Pagi itu, saya iseng berselancar di market place. Tidak ada niat untuk berbelanja. Hanya sekadar mengisi waktu karena hujan membuat suasana sendu.
Jari yang semula terus bergerak untuk menggeser layar, berhenti saat mata menangkap iklan dari makanan tradisional Kalimantan Selatan.
Cingkaruk. Seseorang menawarkan cingkaruk. Tawarannya masih diembel-embeli kata-kata olahan kampung atau buatan kampung.
Tanpa pikir panjang, langsung menghubungi penjual untuk membeli cingkaruk.

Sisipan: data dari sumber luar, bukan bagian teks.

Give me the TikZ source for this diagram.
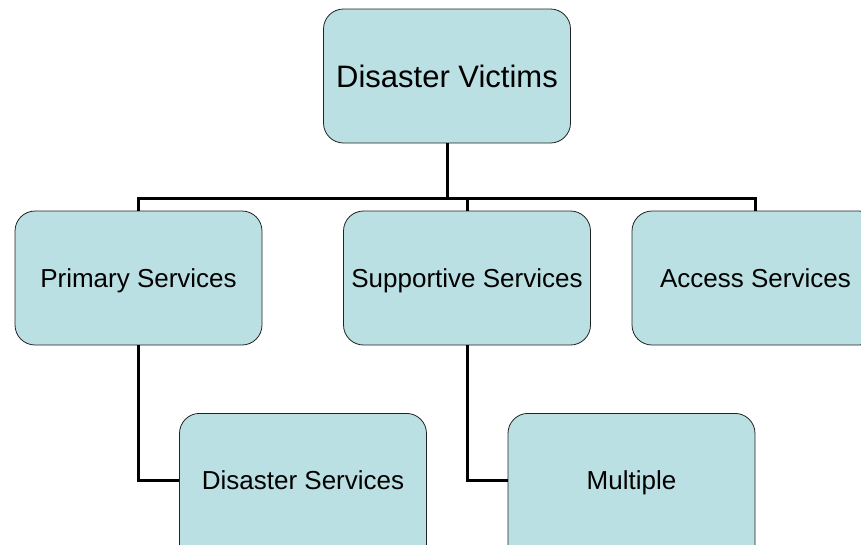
\documentclass[tikz,border=0pt]{standalone}
\usepackage{fontspec}
\setmainfont{Liberation Sans}
\definecolor{boxfill}{HTML}{BBE0E3}
\definecolor{boxline}{HTML}{222222}
\begin{document}
\begin{tikzpicture}[x=1pt,y=-1pt,
  box/.style={draw=boxline, line width=0.8pt, fill=boxfill, rounded corners=20pt,
    minimum width=247pt, minimum height=134pt, inner sep=0pt,
    text height=18.6pt, text depth=0pt, font=\fontsize{26pt}{30pt}\selectfont},
  tallbox/.style={box, minimum height=170pt, anchor=north},
  lbl/.style={inner sep=0pt, text height=18.6pt, text depth=0pt, font=\fontsize{26pt}{30pt}\selectfont},
  conn/.style={draw=black, line width=3pt, line join=miter}]
\useasboundingbox (0,0) rectangle (861,544);
\clip (0,0) rectangle (861,544);
\node[box, text height=22.2pt, font=\fontsize{31pt}{36pt}\selectfont] (top) at (447,76) {Disaster Victims};
\node[box] (prim) at (138.5,278) {Primary Services};
\node[box] (supp) at (467,278) {Supportive Services};
\node[box] (acc) at (755.5,278) {Access Services};
\node[tallbox] (dis) at (303,413) {};
\node[lbl] (distxt) at (303,480.5) {Disaster Services};
\node[tallbox] (mul) at (631.5,413) {};
\node[lbl] (multxt) at (631.5,480.5) {Multiple};
\coordinate (bus) at (447,198);
\draw[conn] (top.south) -- (bus) -| (prim.north);
\draw[conn] (top.south) -- (bus) -| (supp.north);
\draw[conn] (top.south) -- (bus) -| (acc.north);
\draw[conn] (prim.south) |- (dis.west |- distxt);
\draw[conn] (supp.south) |- (mul.west |- multxt);
\end{tikzpicture}
\end{document}
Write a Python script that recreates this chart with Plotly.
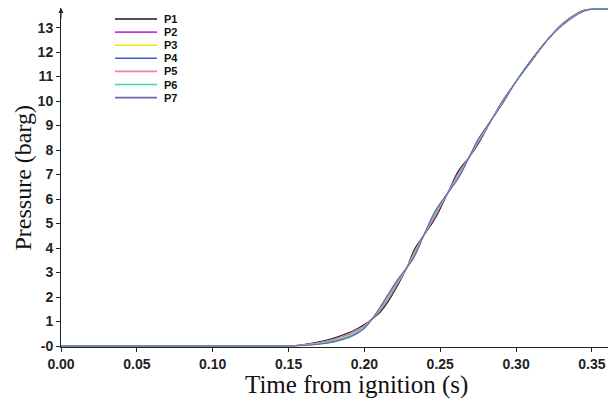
import plotly.graph_objects as go

time_s = [0, 0.10, 0.14, 0.15, 0.16, 0.17, 0.18, 0.19, 0.195, 0.20, 0.205, 0.21, 0.2155, 0.222,
          0.228, 0.233, 0.239, 0.247, 0.255, 0.262, 0.269, 0.275, 0.28, 0.29, 0.30, 0.31,
          0.32, 0.33, 0.34, 0.345, 0.35, 0.362]

p1 = [0, 0, 0, 0, 0.06, 0.17, 0.33, 0.55, 0.70, 0.88, 1.10, 1.35, 1.80, 2.48, 3.20, 3.95, 4.50,
      5.25, 6.25, 7.15, 7.70, 8.25, 8.80, 9.90, 10.80, 11.62, 12.45, 13.13, 13.58, 13.72, 13.75, 13.75]
p2 = [0, 0, 0, 0, 0.05, 0.14, 0.28, 0.49, 0.64, 0.83, 1.10, 1.41, 1.89, 2.55, 3.20, 3.86, 4.50,
      5.34, 6.25, 7.06, 7.70, 8.31, 8.83, 9.87, 10.80, 11.64, 12.45, 13.11, 13.56, 13.71, 13.75, 13.75]
p3 = [0, 0, 0, 0, 0.04, 0.11, 0.23, 0.43, 0.58, 0.78, 1.10, 1.47, 1.98, 2.62, 3.20, 3.77, 4.50,
      5.43, 6.25, 6.97, 7.70, 8.37, 8.86, 9.84, 10.80, 11.66, 12.45, 13.09, 13.54, 13.70, 13.75, 13.75]
p4 = [0, 0, 0, 0, 0.03, 0.09, 0.19, 0.38, 0.53, 0.74, 1.10, 1.52, 2.06, 2.68, 3.20, 3.70, 4.50,
      5.51, 6.25, 6.90, 7.70, 8.42, 8.89, 9.82, 10.80, 11.67, 12.45, 13.08, 13.53, 13.69, 13.75, 13.75]
p5 = [0, 0, 0, 0, 0.04, 0.13, 0.27, 0.47, 0.62, 0.82, 1.10, 1.43, 1.92, 2.58, 3.20, 3.83, 4.50,
      5.37, 6.25, 7.03, 7.70, 8.33, 8.84, 9.86, 10.80, 11.64, 12.45, 13.11, 13.56, 13.70, 13.75, 13.75]
p6 = [0, 0, 0, 0, 0.03, 0.10, 0.22, 0.41, 0.56, 0.77, 1.10, 1.49, 2.01, 2.65, 3.20, 3.74, 4.50,
      5.46, 6.25, 6.94, 7.70, 8.39, 8.87, 9.83, 10.80, 11.66, 12.45, 13.09, 13.54, 13.69, 13.75, 13.75]
p7 = [0, 0, 0, 0, 0.02, 0.07, 0.17, 0.35, 0.50, 0.72, 1.10, 1.55, 2.10, 2.72, 3.20, 3.65, 4.50,
      5.55, 6.25, 6.85, 7.70, 8.45, 8.90, 9.80, 10.80, 11.68, 12.45, 13.07, 13.52, 13.68, 13.75, 13.75]

series_names = ["P1", "P2", "P3", "P4", "P5", "P6", "P7"]
series_vals = [p1, p2, p3, p4, p5, p6, p7]
colors = ["#1a1a1a", "#c43cc4", "#e6e617", "#3b5bd6", "#e883b0", "#3fdca0", "#6b66b0"]

x_ticks = [0, 0.05, 0.10, 0.15, 0.20, 0.25, 0.30, 0.35]
x_ticklabels = ["0.00", "0.05", "0.10", "0.15", "0.20", "0.25", "0.30", "0.35"]
y_ticks = list(range(0, 14))
y_ticklabels = ["-0"] + [str(v) for v in range(1, 14)]

W, H = 610, 407
ML, MR, MT, MB = 61, 2, 8, 60
PW, PH = W - ML - MR, H - MT - MB

fig = go.Figure()
for name, vals, col in zip(series_names, series_vals, colors):
    fig.add_trace(go.Scatter(x=time_s, y=vals, name=name, mode="lines", showlegend=False,
                             line=dict(color=col, width=1.1, shape="spline", smoothing=1.0)))

# Compact legend (line samples + labels) in paper coordinates
shapes = []
annotations = []
leg_x0, leg_x1, leg_txt = 115, 157, 162
for i, (name, col) in enumerate(zip(series_names, colors)):
    ypix = 19 + 13.1 * i
    yp = 1 - (ypix - MT) / PH
    shapes.append(dict(type="line", xref="paper", yref="paper",
                       x0=(leg_x0 - ML) / PW, x1=(leg_x1 - ML) / PW, y0=yp, y1=yp,
                       line=dict(color=col, width=1.6)))
    annotations.append(dict(text="<b>" + name + "</b>", xref="paper", yref="paper",
                            x=(leg_txt - ML) / PW, y=yp, xanchor="left", yanchor="middle",
                            showarrow=False,
                            font=dict(family="Liberation Sans", size=11, color="#111")))

annotations += [
    dict(text="Time from ignition (s)", xref="paper", yref="paper",
         x=0.54, y=0, yshift=-38, showarrow=False, yanchor="middle", xanchor="center",
         font=dict(family="Liberation Serif", size=25, color="#111")),
    dict(text="Pressure (barg)", xref="paper", yref="paper",
         x=0, xshift=-39, y=0.5, textangle=-90, showarrow=False, xanchor="center",
         yanchor="middle",
         font=dict(family="Liberation Serif", size=24, color="#111")),
    dict(x=0, y=13.8, xref="x", yref="y", ax=0, ay=12, axref="pixel", ayref="pixel",
         showarrow=True, arrowhead=2, arrowsize=1, arrowwidth=1, arrowcolor="#222",
         text=""),
]

fig.update_layout(
    width=W, height=H,
    margin=dict(l=ML, r=MR, t=MT, b=MB),
    paper_bgcolor="white", plot_bgcolor="white",
    showlegend=False,
    shapes=shapes,
    annotations=annotations,
    xaxis=dict(range=[0, 0.3606], tickvals=x_ticks, ticktext=x_ticklabels,
               showgrid=False, zeroline=False, showline=True, linecolor="#222", linewidth=1,
               ticks="outside", ticklen=4, tickcolor="#222",
               tickfont=dict(family="Liberation Sans", size=14, color="#222", weight="bold")),
    yaxis=dict(range=[-0.04, 13.8], tickvals=y_ticks, ticktext=y_ticklabels,
               showgrid=False, zeroline=False, showline=True, linecolor="#222", linewidth=1,
               ticks="outside", ticklen=4, tickcolor="#222",
               tickfont=dict(family="Liberation Sans", size=14, color="#222", weight="bold")),
)

fig.write_html("out.html")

Saya ingin tahu rasa dan teksturnya.
Dilihat dari foto yang disematkan, cingkaruk terlihat memiliki butiran halus. Beda sekali dengan dodol kandangan yang halus mulus.
Janji pun dibuat. Segera saya menuju rumah penjual yang berada sekitar 3 km dari rumah.
Tak banyak percakapan yang terjadi saat transaksi. Si penjual hanya mengatakan dodol cingkaruk ini buatan Marabahan. Karenanya teksturnya lebih halus dibanding buatan daerah lain.
Benar juga. Dodol ini terasa halus saat dikunyah. Memang ada sensasi butiran-butiran halus, namun tidak banyak.Â
Mengejutkannya, rasa manisnya tidak terlalu kuat dan berlebihan. Wow, ini yang saya suka. Manisnya pas.
Tidak terasa, saya sudah menikmari tiga potong cingkaruk. Entah karena suka, doyan, atau lapar. Namun yang pasti saat menikmari cingkaruk, ingatan saya membawa kenangan akan dodol krasikan yang pernah saya nikmati.
Apakah cingkaruk mengadaptasi dodol krasikan? Saya tak tahu. Meski dilihat dari sejarah memang ada keterkaitan antara Jawa dan Banjar di masa lalu.